[clang] [analyzer] Fix format attribute handling in GenericTaintChecker (PR #132765)
DonĂ¡t Nagy via cfe-commits
cfe-commits at lists.llvm.org
Wed Mar 26 02:47:27 PDT 2025
https://github.com/NagyDonat updated https://github.com/llvm/llvm-project/pull/132765
>From f0ac1f6c223b3bfce25ba0183ba1aa2825c455ca Mon Sep 17 00:00:00 2001
From: =?UTF-8?q?Don=C3=A1t=20Nagy?= <donat.nagy at ericsson.com>
Date: Mon, 24 Mar 2025 16:58:31 +0100
Subject: [PATCH 1/3] [NFC][analyzer] Add testcase to highlight GenericTaint
bug
Currently `optin.taint.GenericTaint` can produce false positives if a
[format attribute](https://clang.llvm.org/docs/AttributeReference.html#format)
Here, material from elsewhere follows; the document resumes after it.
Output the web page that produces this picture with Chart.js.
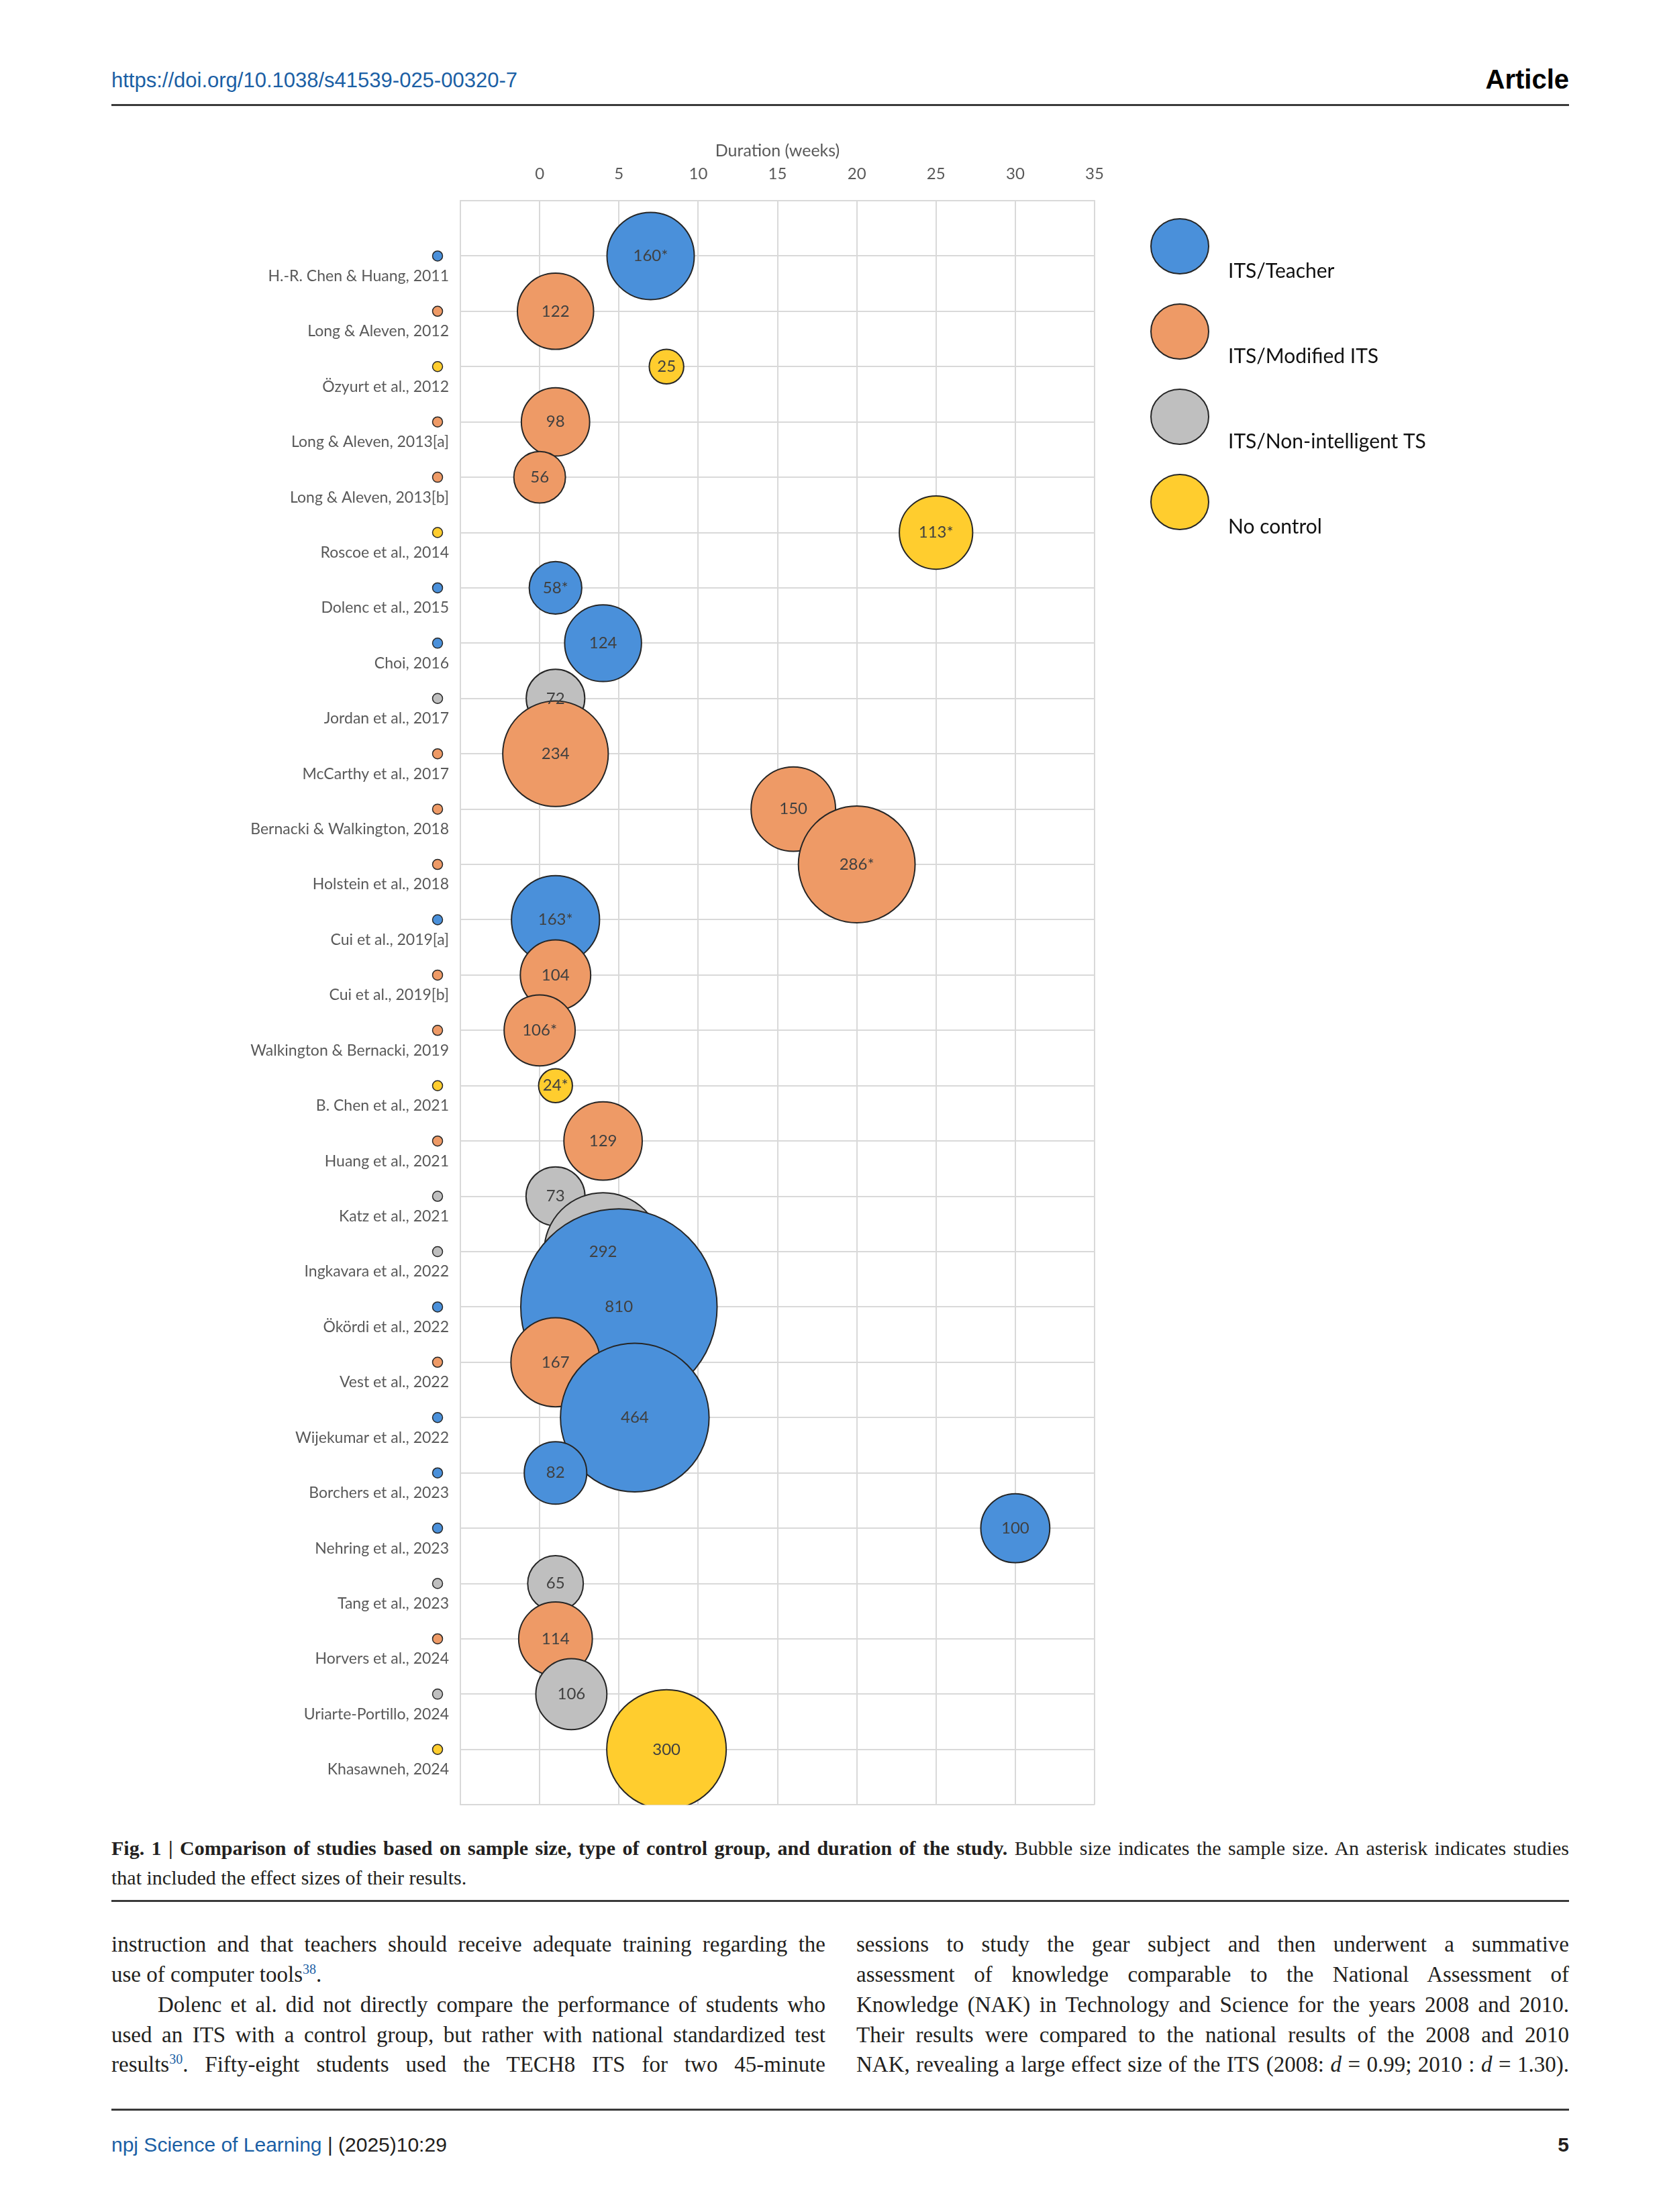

is applied on a non-static method.
This commit adds a testcase that highlights this buggy behavior.
---
clang/test/Analysis/taint-generic.cpp | 43 +++++++++++++++++++++++++++
1 file changed, 43 insertions(+)
diff --git a/clang/test/Analysis/taint-generic.cpp b/clang/test/Analysis/taint-generic.cpp
index 8836e1d3d2d98..41fbe313d2b44 100644
--- a/clang/test/Analysis/taint-generic.cpp
+++ b/clang/test/Analysis/taint-generic.cpp
@@ -161,3 +161,46 @@ void top() {
clang_analyzer_isTainted(A.data); // expected-warning {{YES}}
}
} // namespace gh114270
+
+
+namespace format_attribute {
+__attribute__((__format__ (__printf__, 1, 2)))
+void log_nonmethod(const char *fmt, ...);
+
+void test_format_attribute_nonmethod() {
+ int n;
+ fscanf(stdin, "%d", &n); // Get a tainted value.
+
+ log_nonmethod("This number is suspicious: %d\n", n); // no-warning
+}
+
+struct Foo {
+ // When the format attribute is applied to a method, argumet '1' is the
+ // implicit `this`, so e.g. in this case argument '2' specifies `fmt`.
+ // Specifying '1' instead of '2' would produce a compilation error:
+ // "format attribute cannot specify the implicit this argument as the format string"
+ __attribute__((__format__ (__printf__, 2, 3)))
+ void log_method(const char *fmt, ...);
+
+ void test_format_attribute_method() {
+ int n;
+ fscanf(stdin, "%d", &n); // Get a tainted value.
+
+ // FIXME: The analyzer misinterprets the parameter indices in the format
+ // attribute when the format attribute is applied to a method.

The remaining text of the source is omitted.